Extract word for word the lines of the listing from its start to the line holding "(fbmodel) at (762.5,154.5)", both ends kept; pictures are not part of the copy.

(begin)

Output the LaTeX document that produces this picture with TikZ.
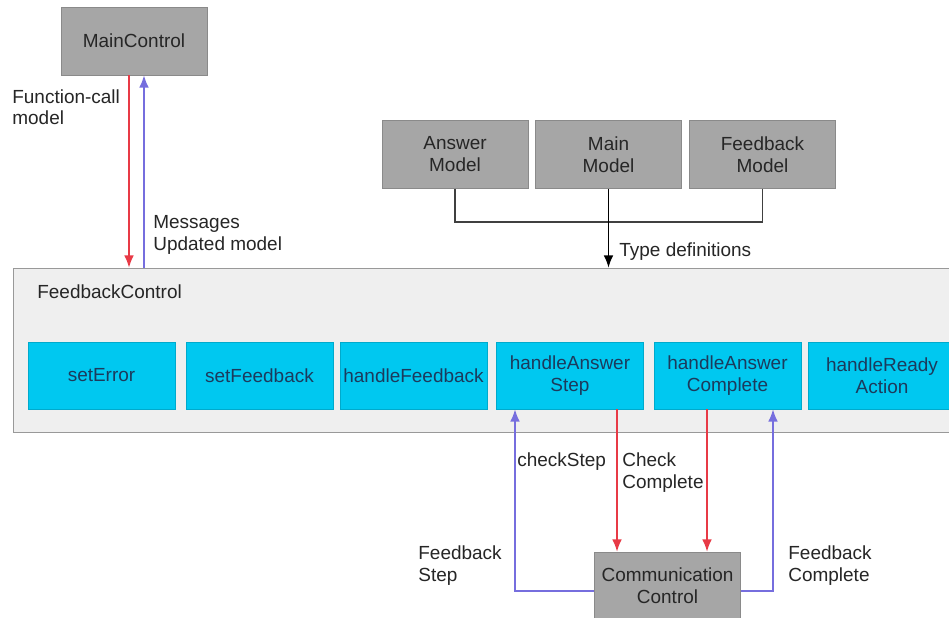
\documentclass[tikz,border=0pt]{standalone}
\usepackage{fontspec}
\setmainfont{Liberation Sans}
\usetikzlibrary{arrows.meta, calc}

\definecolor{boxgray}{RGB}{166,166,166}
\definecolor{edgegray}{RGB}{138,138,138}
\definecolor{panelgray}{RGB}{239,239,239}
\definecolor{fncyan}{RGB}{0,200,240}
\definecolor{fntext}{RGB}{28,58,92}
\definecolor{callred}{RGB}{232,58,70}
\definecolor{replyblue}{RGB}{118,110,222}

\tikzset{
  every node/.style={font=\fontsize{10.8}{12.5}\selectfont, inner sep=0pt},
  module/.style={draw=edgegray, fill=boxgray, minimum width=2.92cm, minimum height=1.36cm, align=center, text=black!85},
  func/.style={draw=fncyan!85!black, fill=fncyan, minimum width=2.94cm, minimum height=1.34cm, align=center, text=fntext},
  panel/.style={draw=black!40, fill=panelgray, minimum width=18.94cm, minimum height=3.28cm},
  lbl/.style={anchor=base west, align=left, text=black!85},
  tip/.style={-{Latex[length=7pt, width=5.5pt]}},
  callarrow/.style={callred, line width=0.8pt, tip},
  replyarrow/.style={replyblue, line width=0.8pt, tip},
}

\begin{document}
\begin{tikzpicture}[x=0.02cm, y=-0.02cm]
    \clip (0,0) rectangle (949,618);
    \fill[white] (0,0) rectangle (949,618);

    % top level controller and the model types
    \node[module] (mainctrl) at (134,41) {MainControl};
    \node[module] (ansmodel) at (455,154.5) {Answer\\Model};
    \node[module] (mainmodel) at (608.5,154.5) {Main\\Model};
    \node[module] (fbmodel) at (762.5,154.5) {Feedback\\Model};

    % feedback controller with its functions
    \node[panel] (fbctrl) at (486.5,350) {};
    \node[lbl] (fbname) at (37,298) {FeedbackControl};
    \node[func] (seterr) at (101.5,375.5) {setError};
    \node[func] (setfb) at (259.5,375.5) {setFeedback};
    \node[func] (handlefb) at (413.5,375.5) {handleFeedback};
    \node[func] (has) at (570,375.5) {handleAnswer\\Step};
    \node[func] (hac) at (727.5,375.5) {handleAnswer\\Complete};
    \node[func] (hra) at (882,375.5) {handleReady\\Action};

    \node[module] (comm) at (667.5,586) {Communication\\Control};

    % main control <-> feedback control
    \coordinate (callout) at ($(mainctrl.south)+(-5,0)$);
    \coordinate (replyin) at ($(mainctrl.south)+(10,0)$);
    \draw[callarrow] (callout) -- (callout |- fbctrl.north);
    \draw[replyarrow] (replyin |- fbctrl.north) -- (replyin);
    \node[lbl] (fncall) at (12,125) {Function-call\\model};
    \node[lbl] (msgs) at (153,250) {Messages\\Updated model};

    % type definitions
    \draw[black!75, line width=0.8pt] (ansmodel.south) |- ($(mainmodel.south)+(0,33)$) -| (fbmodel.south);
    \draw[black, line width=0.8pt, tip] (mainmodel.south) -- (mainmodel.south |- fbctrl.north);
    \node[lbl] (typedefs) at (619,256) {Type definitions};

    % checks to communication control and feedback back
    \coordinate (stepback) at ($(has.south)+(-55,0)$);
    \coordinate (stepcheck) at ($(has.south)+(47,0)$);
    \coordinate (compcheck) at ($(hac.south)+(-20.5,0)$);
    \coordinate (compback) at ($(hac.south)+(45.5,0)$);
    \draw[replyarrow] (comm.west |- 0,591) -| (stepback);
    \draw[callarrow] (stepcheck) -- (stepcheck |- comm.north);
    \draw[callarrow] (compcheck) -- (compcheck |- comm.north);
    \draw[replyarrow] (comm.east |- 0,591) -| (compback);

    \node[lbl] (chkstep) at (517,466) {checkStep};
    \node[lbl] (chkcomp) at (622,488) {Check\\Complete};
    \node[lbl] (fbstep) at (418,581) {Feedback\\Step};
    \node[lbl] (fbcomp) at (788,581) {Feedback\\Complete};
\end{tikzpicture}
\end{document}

(end)

* **Result of the task**:
Output the LaTeX document that produces this picture with TikZ.
\documentclass[tikz,border=0pt]{standalone}
\usepackage{fontspec}
\setmainfont{Liberation Sans}
\usetikzlibrary{arrows.meta, calc}

\definecolor{boxgray}{RGB}{166,166,166}
\definecolor{edgegray}{RGB}{138,138,138}
\definecolor{panelgray}{RGB}{239,239,239}
\definecolor{fncyan}{RGB}{0,200,240}
\definecolor{fntext}{RGB}{28,58,92}
\definecolor{callred}{RGB}{232,58,70}
\definecolor{replyblue}{RGB}{118,110,222}

\tikzset{
  every node/.style={font=\fontsize{10.8}{12.5}\selectfont, inner sep=0pt},
  module/.style={draw=edgegray, fill=boxgray, minimum width=2.92cm, minimum height=1.36cm, align=center, text=black!85},
  func/.style={draw=fncyan!85!black, fill=fncyan, minimum width=2.94cm, minimum height=1.34cm, align=center, text=fntext},
  panel/.style={draw=black!40, fill=panelgray, minimum width=18.94cm, minimum height=3.28cm},
  lbl/.style={anchor=base west, align=left, text=black!85},
  tip/.style={-{Latex[length=7pt, width=5.5pt]}},
  callarrow/.style={callred, line width=0.8pt, tip},
  replyarrow/.style={replyblue, line width=0.8pt, tip},
}

\begin{document}
\begin{tikzpicture}[x=0.02cm, y=-0.02cm]
    \clip (0,0) rectangle (949,618);
    \fill[white] (0,0) rectangle (949,618);

    % top level controller and the model types
    \node[module] (mainctrl) at (134,41) {MainControl};
    \node[module] (ansmodel) at (455,154.5) {Answer\\Model};
    \node[module] (mainmodel) at (608.5,154.5) {Main\\Model};
    \node[module] (fbmodel) at (762.5,154.5) {Feedback\\Model};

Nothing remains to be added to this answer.